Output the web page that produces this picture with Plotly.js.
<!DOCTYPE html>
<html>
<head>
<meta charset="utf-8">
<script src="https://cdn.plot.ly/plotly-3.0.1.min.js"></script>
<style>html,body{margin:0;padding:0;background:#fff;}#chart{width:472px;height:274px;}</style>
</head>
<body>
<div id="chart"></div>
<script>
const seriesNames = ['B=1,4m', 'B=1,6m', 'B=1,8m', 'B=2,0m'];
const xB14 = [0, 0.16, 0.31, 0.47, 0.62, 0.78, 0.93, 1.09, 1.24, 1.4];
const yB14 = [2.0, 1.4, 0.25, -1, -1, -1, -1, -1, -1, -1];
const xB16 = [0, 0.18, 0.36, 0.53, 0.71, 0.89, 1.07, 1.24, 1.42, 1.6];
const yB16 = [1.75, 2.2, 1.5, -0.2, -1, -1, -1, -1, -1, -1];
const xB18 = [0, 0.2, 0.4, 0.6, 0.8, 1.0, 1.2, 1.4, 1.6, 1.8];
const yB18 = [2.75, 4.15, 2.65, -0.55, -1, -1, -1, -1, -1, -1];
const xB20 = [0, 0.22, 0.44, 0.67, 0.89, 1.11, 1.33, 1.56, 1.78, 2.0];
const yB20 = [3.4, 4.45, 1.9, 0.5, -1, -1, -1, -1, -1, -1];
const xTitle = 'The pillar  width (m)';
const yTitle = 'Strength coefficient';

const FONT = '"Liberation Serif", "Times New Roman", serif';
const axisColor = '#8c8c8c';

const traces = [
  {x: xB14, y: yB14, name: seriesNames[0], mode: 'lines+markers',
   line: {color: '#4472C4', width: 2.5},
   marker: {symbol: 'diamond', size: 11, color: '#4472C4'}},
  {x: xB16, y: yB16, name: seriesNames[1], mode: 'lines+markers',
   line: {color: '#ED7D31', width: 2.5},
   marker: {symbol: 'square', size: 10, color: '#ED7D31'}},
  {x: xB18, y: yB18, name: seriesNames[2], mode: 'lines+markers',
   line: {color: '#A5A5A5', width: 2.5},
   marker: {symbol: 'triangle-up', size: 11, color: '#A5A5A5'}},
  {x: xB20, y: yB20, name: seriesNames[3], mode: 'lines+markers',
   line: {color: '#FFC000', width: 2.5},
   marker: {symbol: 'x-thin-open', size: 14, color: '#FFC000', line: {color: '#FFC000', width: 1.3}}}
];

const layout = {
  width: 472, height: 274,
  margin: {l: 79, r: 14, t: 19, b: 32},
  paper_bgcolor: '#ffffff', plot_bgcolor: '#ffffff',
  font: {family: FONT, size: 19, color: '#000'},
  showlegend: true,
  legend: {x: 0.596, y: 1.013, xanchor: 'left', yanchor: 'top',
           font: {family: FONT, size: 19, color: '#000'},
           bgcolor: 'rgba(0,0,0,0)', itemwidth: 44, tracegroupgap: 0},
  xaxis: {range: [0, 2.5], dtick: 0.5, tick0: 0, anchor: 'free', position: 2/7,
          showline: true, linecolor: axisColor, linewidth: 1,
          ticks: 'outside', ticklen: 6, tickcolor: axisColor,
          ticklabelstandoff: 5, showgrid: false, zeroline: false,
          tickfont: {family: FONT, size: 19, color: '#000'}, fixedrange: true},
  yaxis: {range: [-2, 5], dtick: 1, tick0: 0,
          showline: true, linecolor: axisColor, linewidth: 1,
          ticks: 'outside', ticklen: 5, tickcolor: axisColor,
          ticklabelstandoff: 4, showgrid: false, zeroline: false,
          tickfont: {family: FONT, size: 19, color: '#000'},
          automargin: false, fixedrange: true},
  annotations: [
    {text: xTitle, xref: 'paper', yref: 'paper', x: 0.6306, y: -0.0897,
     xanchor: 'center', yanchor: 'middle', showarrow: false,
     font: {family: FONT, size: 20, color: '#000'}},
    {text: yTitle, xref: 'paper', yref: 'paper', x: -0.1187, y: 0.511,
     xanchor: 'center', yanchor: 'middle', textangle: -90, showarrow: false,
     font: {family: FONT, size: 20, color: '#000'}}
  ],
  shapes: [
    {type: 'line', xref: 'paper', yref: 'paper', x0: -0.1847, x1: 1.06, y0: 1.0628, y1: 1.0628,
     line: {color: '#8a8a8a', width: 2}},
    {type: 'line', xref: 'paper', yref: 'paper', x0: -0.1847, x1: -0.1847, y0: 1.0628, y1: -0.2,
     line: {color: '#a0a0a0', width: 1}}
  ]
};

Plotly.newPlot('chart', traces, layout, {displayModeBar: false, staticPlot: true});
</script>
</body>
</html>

──────────

### What to do
Write the whole listing out again. Keep every line exactly as it is.

### Solved problem
Output the web page that produces this picture with Plotly.js.
<!DOCTYPE html>
<html>
<head>
<meta charset="utf-8">
<script src="https://cdn.plot.ly/plotly-3.0.1.min.js"></script>
<style>html,body{margin:0;padding:0;background:#fff;}#chart{width:472px;height:274px;}</style>
</head>
<body>
<div id="chart"></div>
<script>
const seriesNames = ['B=1,4m', 'B=1,6m', 'B=1,8m', 'B=2,0m'];
const xB14 = [0, 0.16, 0.31, 0.47, 0.62, 0.78, 0.93, 1.09, 1.24, 1.4];
const yB14 = [2.0, 1.4, 0.25, -1, -1, -1, -1, -1, -1, -1];
const xB16 = [0, 0.18, 0.36, 0.53, 0.71, 0.89, 1.07, 1.24, 1.42, 1.6];
const yB16 = [1.75, 2.2, 1.5, -0.2, -1, -1, -1, -1, -1, -1];
const xB18 = [0, 0.2, 0.4, 0.6, 0.8, 1.0, 1.2, 1.4, 1.6, 1.8];
const yB18 = [2.75, 4.15, 2.65, -0.55, -1, -1, -1, -1, -1, -1];
const xB20 = [0, 0.22, 0.44, 0.67, 0.89, 1.11, 1.33, 1.56, 1.78, 2.0];
const yB20 = [3.4, 4.45, 1.9, 0.5, -1, -1, -1, -1, -1, -1];
const xTitle = 'The pillar  width (m)';
const yTitle = 'Strength coefficient';

const FONT = '"Liberation Serif", "Times New Roman", serif';
const axisColor = '#8c8c8c';

const traces = [
  {x: xB14, y: yB14, name: seriesNames[0], mode: 'lines+markers',
   line: {color: '#4472C4', width: 2.5},
   marker: {symbol: 'diamond', size: 11, color: '#4472C4'}},
  {x: xB16, y: yB16, name: seriesNames[1], mode: 'lines+markers',
   line: {color: '#ED7D31', width: 2.5},
   marker: {symbol: 'square', size: 10, color: '#ED7D31'}},
  {x: xB18, y: yB18, name: seriesNames[2], mode: 'lines+markers',
   line: {color: '#A5A5A5', width: 2.5},
   marker: {symbol: 'triangle-up', size: 11, color: '#A5A5A5'}},
  {x: xB20, y: yB20, name: seriesNames[3], mode: 'lines+markers',
   line: {color: '#FFC000', width: 2.5},
   marker: {symbol: 'x-thin-open', size: 14, color: '#FFC000', line: {color: '#FFC000', width: 1.3}}}
];

const layout = {
  width: 472, height: 274,
  margin: {l: 79, r: 14, t: 19, b: 32},
  paper_bgcolor: '#ffffff', plot_bgcolor: '#ffffff',
  font: {family: FONT, size: 19, color: '#000'},
  showlegend: true,
  legend: {x: 0.596, y: 1.013, xanchor: 'left', yanchor: 'top',
           font: {family: FONT, size: 19, color: '#000'},
           bgcolor: 'rgba(0,0,0,0)', itemwidth: 44, tracegroupgap: 0},
  xaxis: {range: [0, 2.5], dtick: 0.5, tick0: 0, anchor: 'free', position: 2/7,
          showline: true, linecolor: axisColor, linewidth: 1,
          ticks: 'outside', ticklen: 6, tickcolor: axisColor,
          ticklabelstandoff: 5, showgrid: false, zeroline: false,
          tickfont: {family: FONT, size: 19, color: '#000'}, fixedrange: true},
  yaxis: {range: [-2, 5], dtick: 1, tick0: 0,
          showline: true, linecolor: axisColor, linewidth: 1,
          ticks: 'outside', ticklen: 5, tickcolor: axisColor,
          ticklabelstandoff: 4, showgrid: false, zeroline: false,
          tickfont: {family: FONT, size: 19, color: '#000'},
          automargin: false, fixedrange: true},
  annotations: [
    {text: xTitle, xref: 'paper', yref: 'paper', x: 0.6306, y: -0.0897,
     xanchor: 'center', yanchor: 'middle', showarrow: false,
     font: {family: FONT, size: 20, color: '#000'}},
    {text: yTitle, xref: 'paper', yref: 'paper', x: -0.1187, y: 0.511,
     xanchor: 'center', yanchor: 'middle', textangle: -90, showarrow: false,
     font: {family: FONT, size: 20, color: '#000'}}
  ],
  shapes: [
    {type: 'line', xref: 'paper', yref: 'paper', x0: -0.1847, x1: 1.06, y0: 1.0628, y1: 1.0628,
     line: {color: '#8a8a8a', width: 2}},
    {type: 'line', xref: 'paper', yref: 'paper', x0: -0.1847, x1: -0.1847, y0: 1.0628, y1: -0.2,
     line: {color: '#a0a0a0', width: 1}}
  ]
};

Plotly.newPlot('chart', traces, layout, {displayModeBar: false, staticPlot: true});
</script>
</body>
</html>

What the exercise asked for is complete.